Martin McGuinness travelled to London 'in disguise' at height of IRA notoriety

Martin McGuinness pictured with masked IRA men at the funeral of Brendan Burns in 1988. Picture by Pacemaker
Martin McGuinness pictured with masked IRA men at the funeral of Brendan Burns in 1988. Picture by Pacemaker

MARTIN McGuinness travelled to London in disguise at the height of his notoriety as an IRA leader to view its operations in the English capital, a former Provo has revealed.

IRA bomber Shane O’Doherty was a one-time close friend of the former deputy first minister. After joining the IRA aged 15 in the 1960s, he eventually served as a foot soldier under Mr McGuinness’s Derry leadership.

He told the Irish News: “It was Martin who ordered me back into Derry after Motorman (1972).”

One of the most infamous IRA bombers of the 1970s, Mr O’Doherty was convicted of 31 counts of attempted murder following a letter bomb campaign in London.

He served 15 years in prison where he renounced paramilitarism and rediscovered his Catholic faith.

However, in the early 1970s with Martin McGuinness, he was one of the most active IRA men in Derry.

“I can remember one day in 1974: we had just left Martin’s mother’s house when we came on two jeeps. We both ran through the back lanes up to the Lone Moor Road, expecting to be shot in the back.”

In 1975, the IRA decided that Mr O’Doherty’s arrest was a breach of a ceasefire and they shot dead a young police constable in Derry, Paul Grey.

“I was in Crumlin Road jail and I was told by the warders that the police constable’s father was the senior warder on my wing and that he had been shot to restore the ceasefire. I couldn’t get my head around that,” he said.

Mr O’Doherty said Mr McGuinness was dedicated to republicanism.

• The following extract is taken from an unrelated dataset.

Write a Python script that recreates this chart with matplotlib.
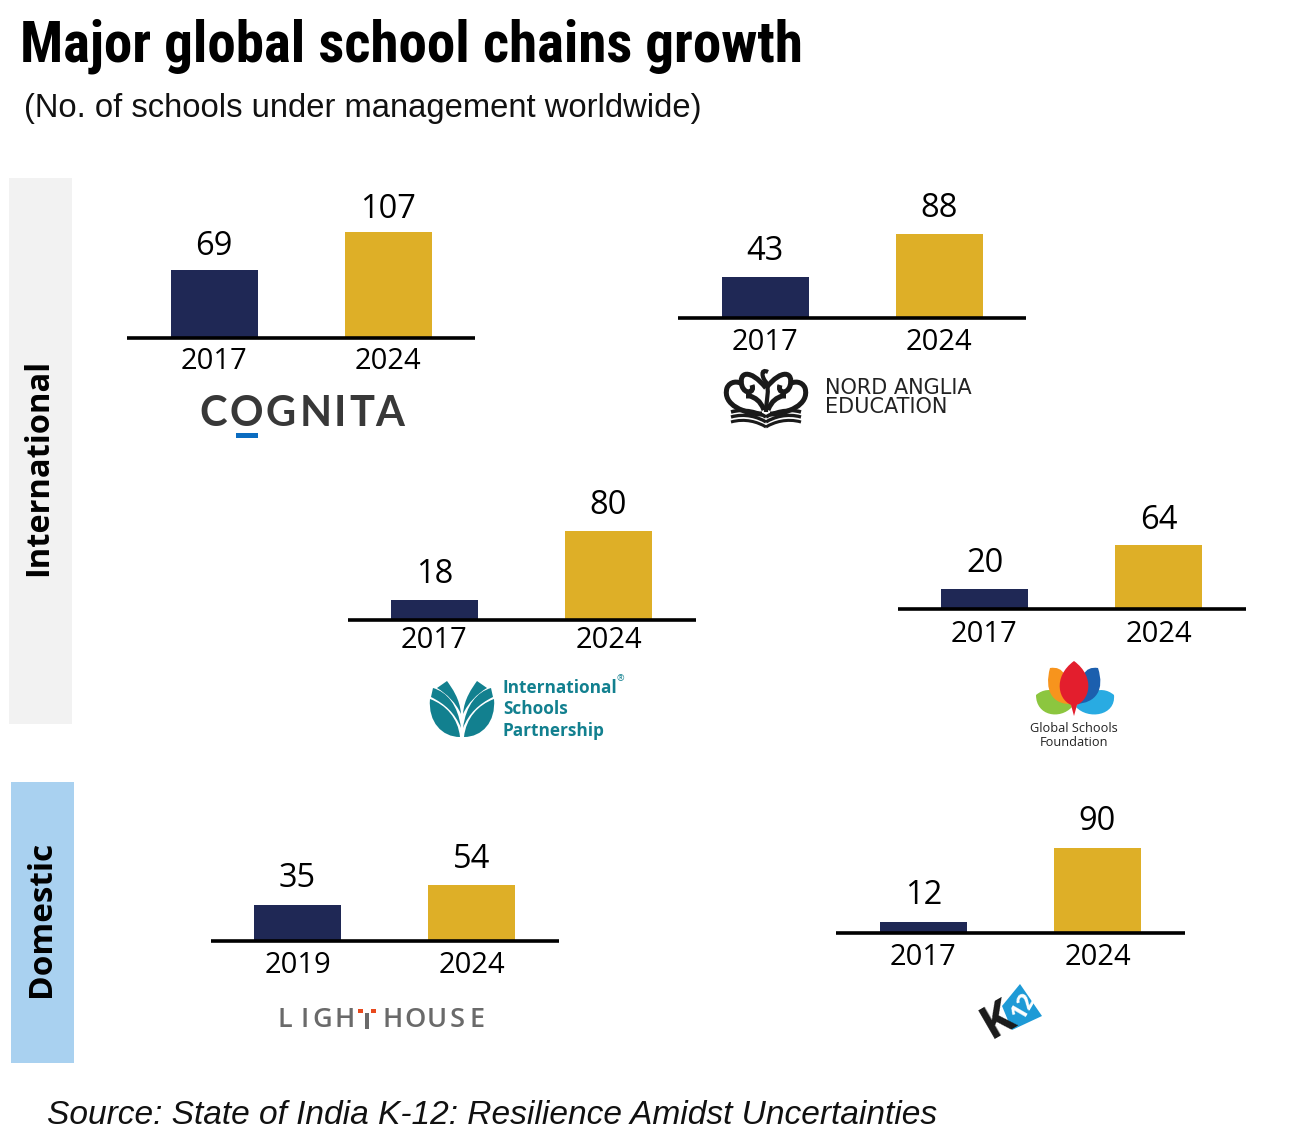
import matplotlib
matplotlib.use("Agg")
import matplotlib.pyplot as plt
from matplotlib.patches import PathPatch, Polygon, Rectangle
from matplotlib.path import Path

W, H = 1291, 1142

# Chain data
chains = ["Cognita", "Nord Anglia", "International Schools Partnership",
          "Global Schools Foundation", "Lighthouse", "K12"]
years = [["2017", "2024"], ["2017", "2024"], ["2017", "2024"],
         ["2017", "2024"], ["2019", "2024"], ["2017", "2024"]]
schools_start = [69, 43, 18, 20, 35, 12]
schools_2024 = [107, 88, 80, 64, 54, 90]

# left edge of baseline, baseline y, pixels per school, year label pad, value label pad
panel_pos = [(127, 337.5, 0.985, 7, 4.6), (678, 318.5, 0.96, 7, 6.5), (347.5, 620, 1.11, 4, 6.7),
             (897.5, 608.5, 0.985, 8, 6), (210.5, 941, 1.04, 7, 6.7), (836.5, 933, 0.945, 7, 7)]

NAVY = "#1f2855"
GOLD = "#deaf27"
SANS = "Open Sans"
HELV = "Liberation Sans"

fig = plt.figure(figsize=(W / 100, H / 100), dpi=100)
bg = fig.add_axes([0, 0, 1, 1])
bg.set_xlim(0, W)
bg.set_ylim(H, 0)
bg.axis("off")

# Header and source
bg.text(20, 46, "Major global school chains growth",
        family=["Roboto Condensed", "Archivo Narrow", "Liberation Sans"],
        weight="bold", fontsize=41, va="center", ha="left", color="black")
bg.text(24, 108, "(No. of schools under management worldwide)", family=HELV,
        fontsize=23.6, va="center", ha="left", color="#111111")
bg.text(47, 1116, "Source: State of India K-12: Resilience Amidst Uncertainties", family=HELV,
        style="italic", fontsize=24.15, va="center", ha="left", color="#111111")

# Side bands
bg.add_patch(Rectangle((9, 178), 63, 546, color="#f2f2f2", lw=0))
bg.add_patch(Rectangle((11, 782), 63, 281, color="#a9d1f0", lw=0))
bg.text(39, 467.5, "International", rotation=90, family=SANS, weight="bold",
        fontsize=23.5, ha="center", va="center", color="black")
bg.text(41.5, 919, "Domestic", rotation=90, family=SANS, weight="bold",
        fontsize=24, ha="center", va="center", color="black")

# The six small bar charts, each with its own scale
for i in range(len(chains)):
    left, base, scale, year_pad, val_pad = panel_pos[i]
    vals = [schools_start[i], schools_2024[i]]
    h = max(vals) * scale
    ax = fig.add_axes([left / W, 1 - base / H, 348 / W, h / H])
    ax.patch.set_alpha(0)
    bars = ax.bar([0, 1], vals, width=0.5, color=[NAVY, GOLD])
    ax.bar_label(bars, padding=val_pad, family=SANS, fontsize=23.5, color="black")
    ax.set_xlim(-0.5, 1.5)
    ax.set_ylim(0, max(vals))
    ax.set_xticks([0, 1], years[i], family=SANS, fontsize=21, color="black")
    ax.tick_params(axis="x", length=0, pad=year_pad)
    ax.set_yticks([])
    for s in ["left", "right", "top"]:
        ax.spines[s].set_visible(False)
    ax.spines["bottom"].set_linewidth(2.6)
    ax.spines["bottom"].set_capstyle("butt")


def curve(pts, **kw):
    # pts: start, then triples of bezier points
    codes = [Path.MOVETO] + [Path.CURVE4] * (len(pts) - 1)
    p = PathPatch(Path(pts, codes), **kw)
    bg.add_patch(p)
    return p


def mirror(pts, cx):
    return [(2 * cx - x, y) for x, y in pts]


def spaced(word, xs, y, **kw):
    for ch, x in zip(word, xs):
        bg.text(x, y, ch, ha="center", va="center", **kw)


# Cognita logo
spaced("COGNITA", [213, 246, 281, 316, 340, 362, 390], 414, family="Lato", weight="bold",
       fontsize=30, color="#383838")
bg.add_patch(Rectangle((236, 433), 22, 5, color="#0b6cc0", lw=0))

# Nord Anglia logo
cx = 766
shapes = [
    [(766, 388), (750, 368), (738, 372), (742, 386), (745, 395), (755, 393), (752, 385)],
    [(762, 414), (745, 414), (722, 405), (727, 388), (730, 381), (738, 381), (742, 384)],
    [(764, 410), (760, 400), (755, 398), (750, 396), (748, 396), (748, 396), (746, 396)],
]
for pts in shapes:
    for q in (pts, mirror(pts, cx)):
        curve(q, fc="none", ec="#1a1a1a", lw=3.6)
curve([(768, 372), (760, 368), (762, 378), (766, 382), (770, 390), (766, 400), (766, 412)],
      fc="none", ec="#1a1a1a", lw=3)
for off, lw in ((0, 2.6), (5, 2.4), (10, 2.2)):
    left_line = [(731, 412 + off), (745, 408 + off), (758, 412 + off), (766, 417 + off)]
    for q in (left_line, mirror(left_line, cx)):
        curve(q, fc="none", ec="#1a1a1a", lw=lw)
bg.text(825, 388, "NORD ANGLIA", family="DejaVu Sans", fontsize=15,
        color="#222222", va="center")
bg.text(825, 407, "EDUCATION", family="DejaVu Sans", fontsize=15,
        color="#222222", va="center")

# International Schools Partnership logo
TEAL = "#12808f"
cx = 462
leaves = [
    [(430, 699), (446, 705), (458, 718), (460, 737), (442, 737), (428, 722), (430, 699)],
    [(433, 688), (447, 692), (458, 705), (461, 728), (455, 713), (445, 704), (431, 697)],
    [(447, 681), (452, 688), (460, 699), (461, 714), (456, 703), (447, 694), (437, 688)],
]
for pts in leaves:
    for q in (pts, mirror(pts, cx)):
        curve(q, fc=TEAL, ec="none", lw=0)
for j, line in enumerate(["International", "Schools", "Partnership"]):
    bg.text(503, 688 + j * 21.5, line, family=SANS, weight="bold", fontsize=12.4,
            color=TEAL, va="center")
bg.text(620, 679, "®", family=SANS, fontsize=6.5, color=TEAL, va="center", ha="center")

# Global Schools Foundation logo
curve([(1036, 695), (1050, 683), (1068, 695), (1072, 707), (1060, 720), (1036, 716), (1036, 695)],
      fc="#8cc63f", ec="none", lw=0)
curve([(1114, 695), (1100, 683), (1082, 695), (1076, 707), (1088, 720), (1116, 716), (1114, 695)],
      fc="#29abe2", ec="none", lw=0)
curve([(1050, 668), (1064, 666), (1068, 676), (1072, 704), (1052, 705), (1044, 690), (1050, 668)],
      fc="#f7941d", ec="none", lw=0)
curve([(1098, 668), (1084, 666), (1080, 676), (1076, 704), (1096, 703), (1105, 690), (1098, 668)],
      fc="#1c5fae", ec="none", lw=0)
curve([(1074, 661), (1052, 677), (1058, 702), (1074, 706), (1090, 702), (1096, 677), (1074, 661)],
      fc="#e31e2d", ec="none", lw=0)
bg.add_patch(Polygon([(1071, 705), (1077, 705), (1074, 716)], closed=True, fc="#e31e2d", ec="none"))
bg.text(1074, 728, "Global Schools", family=SANS, fontsize=9.2, color="#222222",
        ha="center", va="center")
bg.text(1074, 742, "Foundation", family=SANS, fontsize=9.2, color="#222222",
        ha="center", va="center")

# Lighthouse logo
spaced("LIGH", [285, 305, 322, 345], 1020, family=SANS, fontsize=19.5, color="#6a6a6a",
       weight="semibold")
spaced("HOUSE", [393, 415, 437, 457, 477], 1020, family=SANS, fontsize=19.5, color="#6a6a6a",
       weight="semibold")
bg.add_patch(Rectangle((365, 1013), 4, 16, color="#6a6a6a", lw=0))
bg.add_patch(Rectangle((358, 1009), 5, 4, color="#e8491d", lw=0))
bg.add_patch(Rectangle((371, 1009), 5, 4, color="#e8491d", lw=0))

# K12 logo
bg.add_patch(Polygon([(1020, 984), (1042, 1016), (1012, 1030), (1002, 1006)],
                     closed=True, fc="#1e9ad6", ec="none"))
bg.text(1024, 1006, "12", family=SANS, weight="bold", fontsize=17, color="white",
        rotation=60, ha="center", va="center")
bg.text(998, 1020, "K", family=SANS, weight="bold", fontsize=34, color="#1a1a1a",
        rotation=30, ha="center", va="center")

fig.savefig("out.png", dpi=100)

“He didn’t drink or smoke or party when the rest would have been. Some years ago in an interview I described him as ‘a celibate priest of the republican movement’ and he was," he said.

“But he wasn’t always to the fore. At the start in Derry there were other leaders and it wasn’t – as some people think – Martin who sent me to London. It didn’t really occur to me that he was a leader until after Motorman (British army operation to reclaim 'no-go' areas)."

He also revealed that Mr McGuinness told him he carried a personal weapon with him when – with other IRA leaders – he was taken to London for talks with then Secretary of State William Whitelaw.

“I remember in November 1974 when news came through of the Birmingham bombings I was with Martin in a safe house in Marlborough (Street in Derry). He was furious, really angry. He said to me that if it turned out it was the IRA who did it, he would leave. But, of course, the IRA didn’t claim it at first,” he said.

When he eventually moved to London to carry out his letter bombing campaign, the Derry man said he was surprised one day to meet Mr McGuinness who had travelled to the city in disguise.

“He turned up wearing a sort of Tam o’ Shanter,” he said.

Mr O’Doherty said he later made contact with Mr McGuinness on his release from prison at the request of the late Cardinal Basil Hume.

“Cardinal Hume visited me in Wormwood Scrubs and asked me to use my good offices to ask Martin to find Captain Robert Nairac’s body. Cardinal Hume had been at Ampleforth College and Nairac, who was a Catholic, had been a schoolboy there. The cardinal had wanted to give him a Catholic burial.

“I talked to Martin and he agreed. He came back later to say he wasn’t successful but I always liked that he tried.”

The Derry man said that while he eventually moved away from violence because of his Catholic faith, Mr McGuinness felt that a legitimate war, as he saw it, created exceptions.

However, he said this was long before Mr McGuinness moved to a path of peace.